‘Top kill’ to block well on track as White House extends drill ban
Federal officials appeared optimistic Thursday that oil giant BP’s
effort to cap its gushing Gulf of Mexico oil well is succeeding.
“They've been able to stabilize the wellhead, they're pumping mud down
it. They've stopped the hydrocarbons from coming up," U.S. Coast Guard
Adm. Thad Allen told the WWL First News radio station, according to
several press accounts.
Reports on the early success of the “top kill” attempt come as the White House prepares to announce continued limits on new deepwater drilling.
The White House will extend a ban on new deepwater oil-and-gas drilling permits for six months and will also delay drilling in shallower Arctic waters off Alaska’s coast, administration officials said.
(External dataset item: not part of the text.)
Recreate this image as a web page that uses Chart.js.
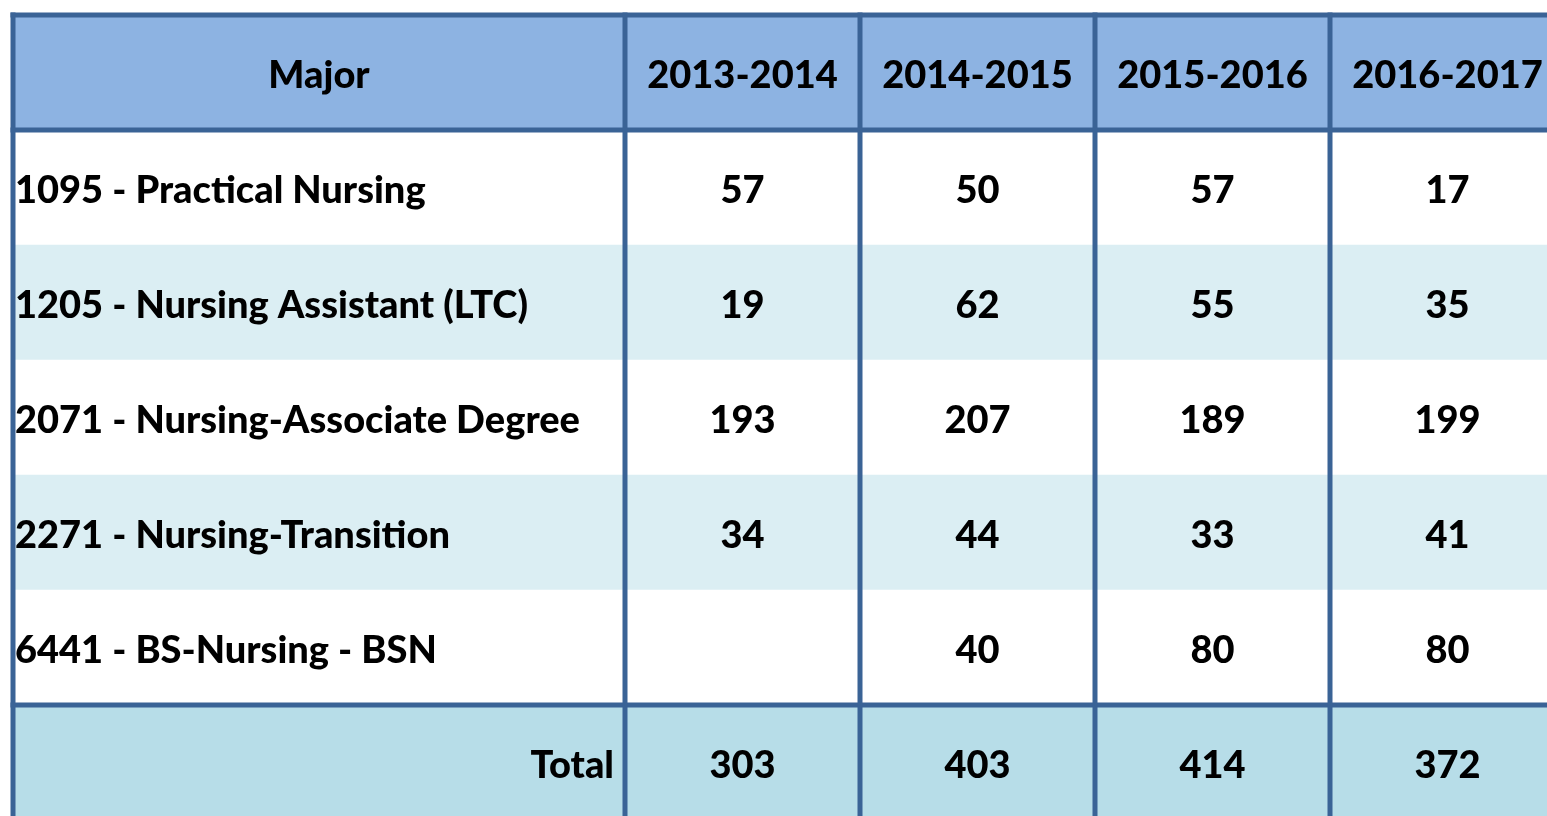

President Barack Obama plans to announce tougher offshore safety oversight at a news conference Thursday. The administration is also canceling a planned lease sale in the western Gulf of Mexico and another off Virginia’s coast.
The White House decisions are the most powerful signs yet that the Gulf of Mexico oil spill is scrambling offshore drilling policy.
They also represent a major political victory for environmentalists and some Democrats who have called for pulling back on new leasing and drilling in the wake of the BP spill.
Obama is continuing the ban on deepwater wells announced last month for another six months while a bipartisan independent commission he recently established probes the Gulf spill and needed safety and regulatory improvements.
Planned drilling in shallower waters off Alaska’s coast will also be delayed pending the commission review, a White House aide said. However, other shallow-water permits will now be able to proceed with new safety conditions, another official said.
Obama’s comments Thursday will follow his receipt of a more accelerated, 30-day Interior Department safety review that Obama ordered last month. “The president will discuss the conclusions of the 30-day safety review on offshore drilling he directed [Interior] Secretary [Ken] Salazar to conduct,” an administration official said.
“He will announce standards to strengthen oversight of the industry and enhance safety, a first step in a process that the independent Presidential Commission will continue,” the official added.
The decisions appear to mean that Shell Oil will be unable to begin
planned exploratory drilling this summer in shallow waters off
Alaska’s northern coast.
The decision is a defeat for Shell, which has sought to reassure
regulators that its plans could proceed safely.
The company, in a letter to Interior Department regulators this month,
touted blowout prevention safeguards and said it has “unprecedented”
response plans in the event of any spills.
Environmentalists and liberal Democrats have renewed efforts to block
the Alaska drilling after the Gulf of Mexico spill, alleging it will
imperil sensitive whales and other species.
But Sen. Mark Begich (D-Alaska), who supports offshore development,
bashed the decision to delay the Alaska drilling.
“I am frustrated that this decision by the Obama administration to
halt offshore development for a year will cause more delays and higher
costs for domestic oil and gas production to meet the nation’s energy
needs,” he said in a prepared statement.
The Obama administration had already suspended planning for a lease
sale that was slated for tracts 50 miles off Virginia’s coast in the
2011-2012 timeframe. Now that sale is canceled entirely “due to
environmental concerns and concerns raised by the Defense Department,”
the White House official said.
Democrats from Maryland and New Jersey have pressed for the sale’s cancellation.